Hin und wieder schälen sich aus dem diffusen Klangteppich kleinschrittige Bewegungen, gar winzige Figuren, heraus. Gestopft und gebogen, verfremdet, getrieben und gezerrt, winden sich zu knurrendem Gitarrenbass Trompeten-Töne, die frei von tonalem Bezug wie ziellos durch den Raum geisterten, wären sie nicht durch ein fein gesponnenes, perkussives Netz geerdet.
Der Ton in seiner reinsten Form
Kontrastierend zum durchgewalkten Material künden körperlich wohltuende glockenartige Klänge und ein hintergründiges Schwingen als Idee von einem Groove von mildem Ausklang. So lotsen ein paar schüchtern wiederholte Kleinterzen die 20-minütigen Tonreibereien zum Schluss.

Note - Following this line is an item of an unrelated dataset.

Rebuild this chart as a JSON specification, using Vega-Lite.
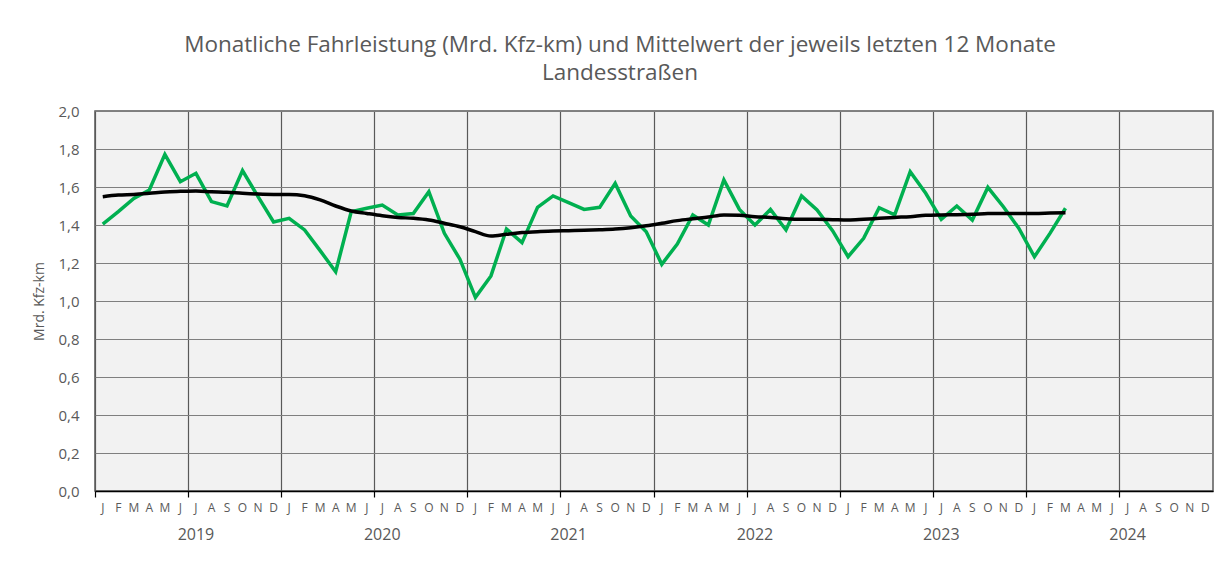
{
  "$schema": "https://vega.github.io/schema/vega-lite/v6.json",
  "width": 1118,
  "height": 380,
  "autosize": {"type": "none"},
  "padding": {"left": 95, "top": 111, "right": 19, "bottom": 72},
  "background": "white",
  "title": {
    "text": ["Monatliche Fahrleistung (Mrd. Kfz-km) und Mittelwert der jeweils letzten 12 Monate", "Landesstraßen"],
    "anchor": "middle",
    "frame": "group",
    "dx": -34,
    "offset": 20,
    "fontSize": 22.5,
    "fontWeight": "normal",
    "font": "Open Sans",
    "color": "#595959",
    "lineHeight": 28
  },
  "config": {
    "font": "Open Sans",
    "view": {"fill": "#f2f2f2", "stroke": "#595959", "strokeWidth": 1.5},
    "axis": {"labelColor": "#595959", "titleColor": "#595959", "zindex": 0}
  },
  "data": {"values": [
    {"monat": "2019-01", "fahrleistung": 1.405, "mittel": 1.549},
    {"monat": "2019-02", "fahrleistung": 1.47, "mittel": 1.558},
    {"monat": "2019-03", "fahrleistung": 1.54, "mittel": 1.561},
    {"monat": "2019-04", "fahrleistung": 1.584, "mittel": 1.567},
    {"monat": "2019-05", "fahrleistung": 1.772, "mittel": 1.574},
    {"monat": "2019-06", "fahrleistung": 1.628, "mittel": 1.577},
    {"monat": "2019-07", "fahrleistung": 1.672, "mittel": 1.579},
    {"monat": "2019-08", "fahrleistung": 1.523, "mittel": 1.575},
    {"monat": "2019-09", "fahrleistung": 1.5, "mittel": 1.572},
    {"monat": "2019-10", "fahrleistung": 1.686, "mittel": 1.567},
    {"monat": "2019-11", "fahrleistung": 1.549, "mittel": 1.563},
    {"monat": "2019-12", "fahrleistung": 1.416, "mittel": 1.561},
    {"monat": "2020-01", "fahrleistung": 1.435, "mittel": 1.561},
    {"monat": "2020-02", "fahrleistung": 1.374, "mittel": 1.554},
    {"monat": "2020-03", "fahrleistung": 1.265, "mittel": 1.532},
    {"monat": "2020-04", "fahrleistung": 1.154, "mittel": 1.5},
    {"monat": "2020-05", "fahrleistung": 1.47, "mittel": 1.474},
    {"monat": "2020-06", "fahrleistung": 1.488, "mittel": 1.461},
    {"monat": "2020-07", "fahrleistung": 1.505, "mittel": 1.449},
    {"monat": "2020-08", "fahrleistung": 1.453, "mittel": 1.44},
    {"monat": "2020-09", "fahrleistung": 1.46, "mittel": 1.435},
    {"monat": "2020-10", "fahrleistung": 1.575, "mittel": 1.426},
    {"monat": "2020-11", "fahrleistung": 1.356, "mittel": 1.409},
    {"monat": "2020-12", "fahrleistung": 1.22, "mittel": 1.391},
    {"monat": "2021-01", "fahrleistung": 1.019, "mittel": 1.365},
    {"monat": "2021-02", "fahrleistung": 1.132, "mittel": 1.342},
    {"monat": "2021-03", "fahrleistung": 1.379, "mittel": 1.351},
    {"monat": "2021-04", "fahrleistung": 1.307, "mittel": 1.36},
    {"monat": "2021-05", "fahrleistung": 1.493, "mittel": 1.365},
    {"monat": "2021-06", "fahrleistung": 1.553, "mittel": 1.368},
    {"monat": "2021-07", "fahrleistung": 1.518, "mittel": 1.37},
    {"monat": "2021-08", "fahrleistung": 1.482, "mittel": 1.372},
    {"monat": "2021-09", "fahrleistung": 1.493, "mittel": 1.375},
    {"monat": "2021-10", "fahrleistung": 1.619, "mittel": 1.379},
    {"monat": "2021-11", "fahrleistung": 1.447, "mittel": 1.386},
    {"monat": "2021-12", "fahrleistung": 1.365, "mittel": 1.396},
    {"monat": "2022-01", "fahrleistung": 1.193, "mittel": 1.409},
    {"monat": "2022-02", "fahrleistung": 1.3, "mittel": 1.423},
    {"monat": "2022-03", "fahrleistung": 1.453, "mittel": 1.433},
    {"monat": "2022-04", "fahrleistung": 1.4, "mittel": 1.442},
    {"monat": "2022-05", "fahrleistung": 1.637, "mittel": 1.453},
    {"monat": "2022-06", "fahrleistung": 1.482, "mittel": 1.451},
    {"monat": "2022-07", "fahrleistung": 1.4, "mittel": 1.444},
    {"monat": "2022-08", "fahrleistung": 1.482, "mittel": 1.44},
    {"monat": "2022-09", "fahrleistung": 1.374, "mittel": 1.433},
    {"monat": "2022-10", "fahrleistung": 1.553, "mittel": 1.43},
    {"monat": "2022-11", "fahrleistung": 1.479, "mittel": 1.43},
    {"monat": "2022-12", "fahrleistung": 1.37, "mittel": 1.428},
    {"monat": "2023-01", "fahrleistung": 1.233, "mittel": 1.426},
    {"monat": "2023-02", "fahrleistung": 1.33, "mittel": 1.43},
    {"monat": "2023-03", "fahrleistung": 1.491, "mittel": 1.435},
    {"monat": "2023-04", "fahrleistung": 1.453, "mittel": 1.44},
    {"monat": "2023-05", "fahrleistung": 1.681, "mittel": 1.444},
    {"monat": "2023-06", "fahrleistung": 1.567, "mittel": 1.451},
    {"monat": "2023-07", "fahrleistung": 1.43, "mittel": 1.453},
    {"monat": "2023-08", "fahrleistung": 1.5, "mittel": 1.454},
    {"monat": "2023-09", "fahrleistung": 1.426, "mittel": 1.456},
    {"monat": "2023-10", "fahrleistung": 1.598, "mittel": 1.46},
    {"monat": "2023-11", "fahrleistung": 1.496, "mittel": 1.461},
    {"monat": "2023-12", "fahrleistung": 1.382, "mittel": 1.461},
    {"monat": "2024-01", "fahrleistung": 1.233, "mittel": 1.461},
    {"monat": "2024-02", "fahrleistung": 1.356, "mittel": 1.463},
    {"monat": "2024-03", "fahrleistung": 1.488, "mittel": 1.465}
  ]},
  "resolve": {"axis": {"x": "independent"}},
  "layer": [
    {
      "mark": {"type": "line", "strokeOpacity": 0},
      "encoding": {
        "x": {"field": "monat", "type": "ordinal",
          "scale": {"type": "band", "paddingInner": 0, "paddingOuter": 0,
            "domain": ["2019-01","2019-02","2019-03","2019-04","2019-05","2019-06","2019-07","2019-08","2019-09","2019-10","2019-11","2019-12",
                       "2020-01","2020-02","2020-03","2020-04","2020-05","2020-06","2020-07","2020-08","2020-09","2020-10","2020-11","2020-12",
                       "2021-01","2021-02","2021-03","2021-04","2021-05","2021-06","2021-07","2021-08","2021-09","2021-10","2021-11","2021-12",
                       "2022-01","2022-02","2022-03","2022-04","2022-05","2022-06","2022-07","2022-08","2022-09","2022-10","2022-11","2022-12",
                       "2023-01","2023-02","2023-03","2023-04","2023-05","2023-06","2023-07","2023-08","2023-09","2023-10","2023-11","2023-12",
                       "2024-01","2024-02","2024-03","2024-04","2024-05","2024-06","2024-07","2024-08","2024-09","2024-10","2024-11","2024-12"]},
          "axis": {"orient": "bottom", "title": null,
            "values": ["2019-07","2020-07","2021-07","2022-07","2023-07","2024-07"],
            "bandPosition": 0, "labelExpr": "slice(datum.value, 0, 4)",
            "labelAngle": 0, "labelAlign": "center",
            "ticks": false, "domain": false, "grid": false,
            "labelPadding": 35, "labelFontSize": 16}},
        "y": {"field": "mittel", "type": "quantitative",
          "scale": {"domain": [0, 2], "nice": false},
          "axis": {"title": "Mrd. Kfz-km", "titleFontSize": 14, "titleFontWeight": "normal", "titlePadding": 11,
            "values": [0, 0.2, 0.4, 0.6, 0.8, 1, 1.2, 1.4, 1.6, 1.8, 2],
            "labelExpr": "replace(format(datum.value, '.1f'), '.', ',')",
            "labelFontSize": 15, "ticks": false, "labelPadding": 16, "domain": false,
            "grid": true, "gridColor": "#7f7f7f", "gridWidth": 1.2, "gridOpacity": 1}}
      }
    },
    {
      "mark": {"type": "line", "color": "#00b050", "strokeWidth": 3.5, "strokeJoin": "miter"},
      "encoding": {
        "x": {"field": "monat", "type": "ordinal",
          "axis": {"orient": "bottom", "title": null,
            "labelExpr": "['J','F','M','A','M','J','J','A','S','O','N','D'][toNumber(slice(datum.value, 5, 7)) - 1]",
            "labelAngle": 0, "labelAlign": "center",
            "ticks": false, "domain": false, "grid": false,
            "labelPadding": 11, "labelFontSize": 12}},
        "y": {"field": "fahrleistung", "type": "quantitative",
          "axis": {"title": "Mrd. Kfz-km", "titleFontSize": 14, "titleFontWeight": "normal", "titlePadding": 11,
            "values": [0, 0.2, 0.4, 0.6, 0.8, 1, 1.2, 1.4, 1.6, 1.8, 2],
            "labelExpr": "replace(format(datum.value, '.1f'), '.', ',')",
            "labelFontSize": 15, "ticks": false, "labelPadding": 16, "domain": false,
            "grid": true, "gridColor": "#7f7f7f", "gridWidth": 1.2, "gridOpacity": 1}}
      }
    },
    {
      "mark": {"type": "line", "color": "#000000", "strokeWidth": 3.5, "interpolate": "monotone"},
      "encoding": {
        "x": {"field": "monat", "type": "ordinal",
          "axis": {"orient": "bottom", "title": null,
            "values": ["2019-01","2019-07","2020-01","2020-07","2021-01","2021-07","2022-01","2022-07","2023-01","2023-07","2024-01","2024-07"],
            "bandPosition": 0, "labels": false,
            "ticks": true, "tickSize": 6, "tickColor": "#000000", "tickWidth": 1.2,
            "domain": true, "domainColor": "#000000", "domainWidth": 1.5,
            "grid": true, "gridColor": "#595959", "gridWidth": 1.2, "gridOpacity": 1}},
        "y": {"field": "mittel", "type": "quantitative",
          "axis": {"title": "Mrd. Kfz-km", "titleFontSize": 14, "titleFontWeight": "normal", "titlePadding": 11,
            "values": [0, 0.2, 0.4, 0.6, 0.8, 1, 1.2, 1.4, 1.6, 1.8, 2],
            "labelExpr": "replace(format(datum.value, '.1f'), '.', ',')",
            "labelFontSize": 15, "ticks": false, "labelPadding": 16, "domain": false,
            "grid": true, "gridColor": "#7f7f7f", "gridWidth": 1.2, "gridOpacity": 1}}
      }
    }
  ]
}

Dem Ton in seiner reinsten Form widmet sich das Trio in der Kompostion „Heart of tones“ der Erfinderin des so genannten Deep Listening, Pauline Oliveros. Ursprünglich für Posaune, Tongenerator und beliebig viele andere Instrumente konzipiert – sofern diese das d‘ samt darüber und darunter liegendem Halbton erzeugen können – steht ein reiner Sinuston im Zentrum des Stücks.
Ohne Mensch kein Klang?
Der sterilen Starre der andauernden Sinusschwingung halten die Akteure ihre eigenen handwerklich erzeugten Klänge entgegen, die immer knapp über oder unter dem Sinuston liegen. So entsteigen gläsern tönende Überlagerungen, physikalische Interferenzen, die durch den Raum wandern und wellenartig das Hörorgan massieren.
Im Ringen zwischen künstlicher Schwingung und natürlichem Laut, in dem keiner obsiegt, scheint sich mitzuteilen, dass das technoide Audiosignal nur durch menschliches Zutun zum musikalischen Klang veredelt werden kann.
Geräusch, melodische Fetzen und Schlagwerkzauber
Das dritte namenlose und wieder frei gestaltete Stück eröffnet mit schnarrenden Pedaltönen vom Blech, die André Meier blitzschnell in sauber zentrierte Lagen umschaltet. Daraus formt sich ein Wechselspiel aus Geräusch, streicherartigen Klängen, melodischen Fetzen und rhythmisch geschütteltem Schlagwerkzauber.
Nach einer guten Dreiviertelstunde „tour de force“ erklatschte sich die beinahe vollzählig verbliebene Hörerschaft eine Zugabe – kurz, wild und frei!